Kim Minhee’s performance, while not as soulful, vulnerable, and spur of the moment as her turns in On The Beach At Night Alone or Right Now, Wrong Then, still relies on her physicality and innocent but not-suffering-fool’s intelligence. When she first appears at the publishing house she appears overwhelmed by the claustrophobic confines of stacks upon stacks of books, looking very meek. She practically seems to be on the verge of escaping the frame when she is shot, on the fringes, feeling like she could pull away at any moment because she is not fated for Bongwan’s world.
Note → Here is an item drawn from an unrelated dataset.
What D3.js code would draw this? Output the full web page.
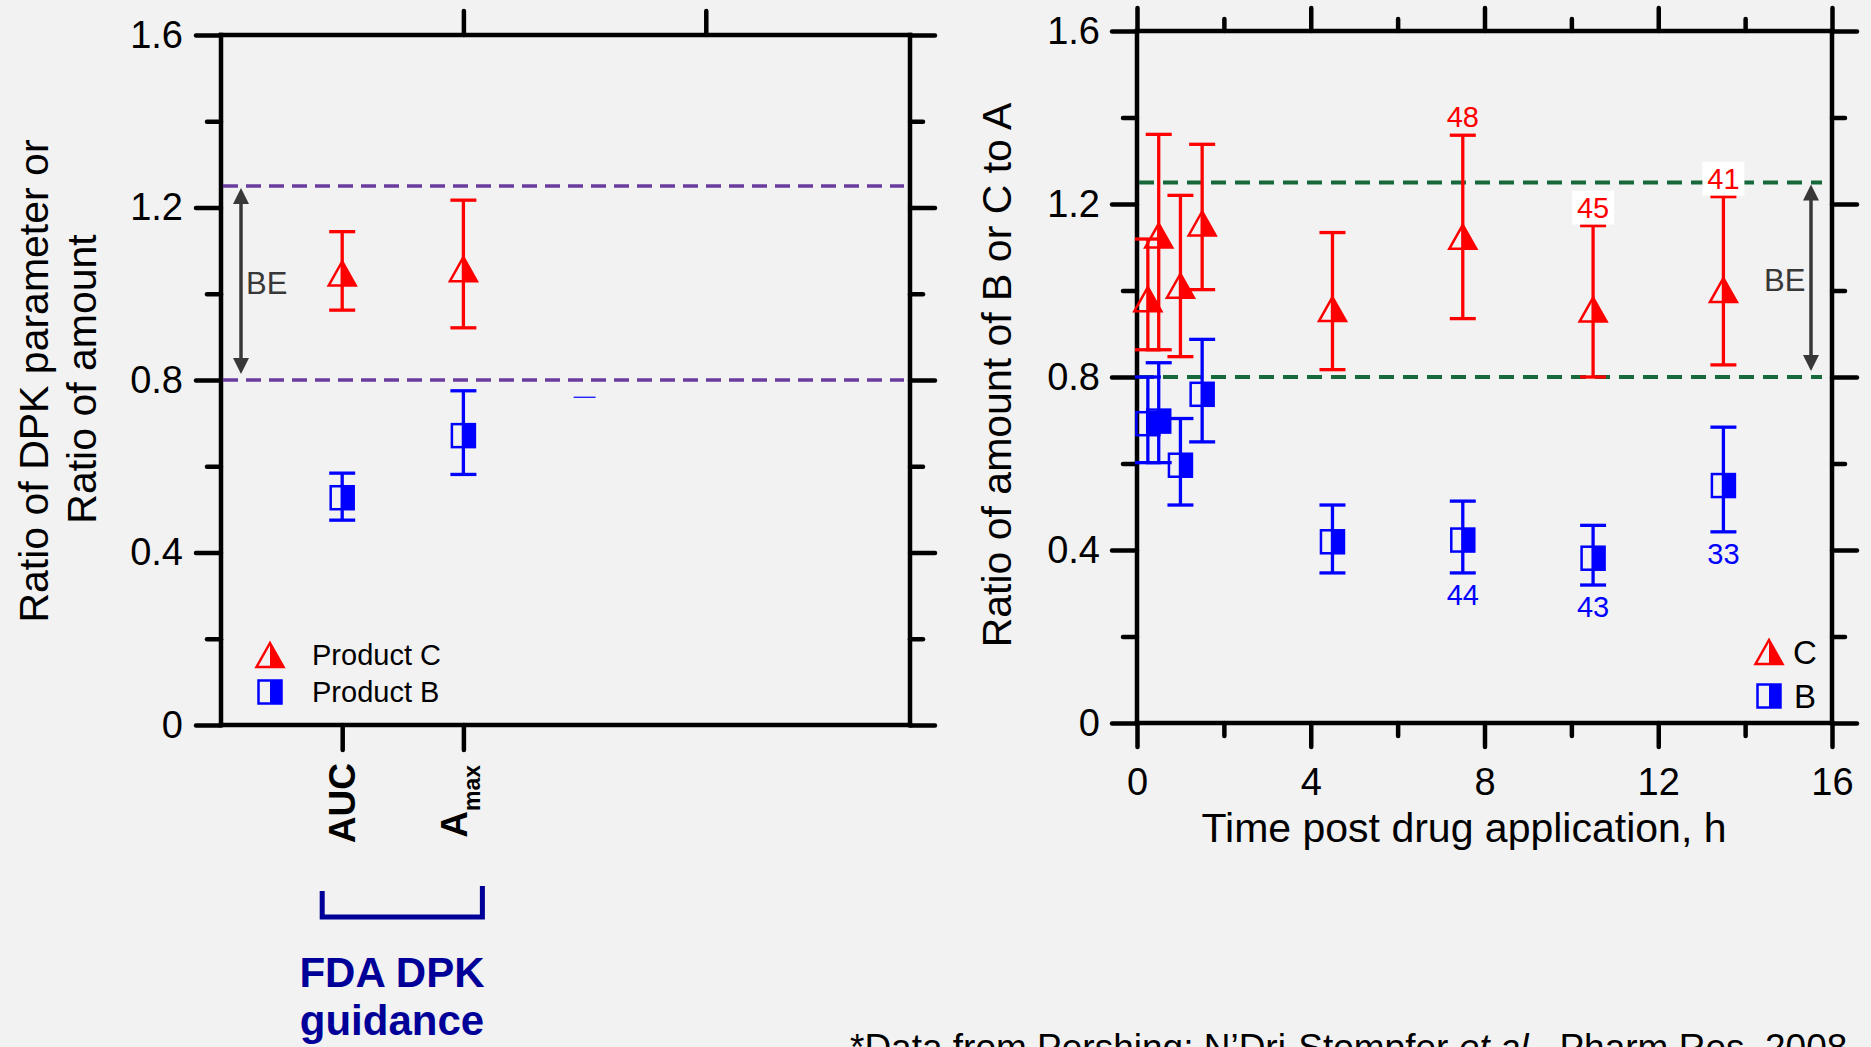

When he asks her what she believes in, Areum confesses she does not feel like she is the master of her own self, “not a leading character”. Then in the film’s perspective shift, once leaving Bongwan’s orbit, rather than leaving the film, Areum becomes more centered, in control, moving towards God’s plan for her, as she becomes the film’s leading character. Areum slowly moves towards the center of the frame that culminates in one of the most beautiful scenes of Hong’s career with a close-up of Areum in the passenger’s seat of a car taking in the night.

Hong’s longtime cinematographer, Kim Hyeonggu, whose filmography has extended to working with other South Korean masters Bong Joonho and Lee Changdong, gets wrongfully maligned for Hong’s films having a seeming aesthetic simplicity to them, known more for pans and zooms than something showier. The black-and-white in The Day After is beautiful and sleek, but film’s visual pleasures come from Hong’s confidence in his cinematographer and leading actress to visually present a character taking the reigns of film from our original protagonist with the way Areum is shot and is performed through the course of the film. There is also the clever staging, scenes in which Areum is the only one to see the faces of characters while the audience is left to look at Kim Minhee’s expressive facial reactions, suggestive and intriguing.

After making what was his most emotionally naked film to date with On The Beach At Night Alone, The Day After also has a raw nerve in it, but it gives the audience the ability to step away. The film features a musical motif (composed by Hong himself) that takes on the most high-pitched moments of sorrow that can be so operatic but also gives them a comic twist due to the fraught emotions which consume certain characters, an effect which seems purposeful. When shifting from Bongwan to Areum, the film and viewer are emancipated and so is that motif. There are other stories to tell about what The Day After presents and moves towards. But it is not simple in its shifts: for example Areum return to Bangwon’s publishing house, which becomes a major comic payoff. Areum seems to be the only character not trapped within a cycle of behaviors and relationship drama. She can confess freely, experience, and learn to move forward in life, a new type of character for Hong Sangsoo that makes the film a flashpoint in his career and one of his best films.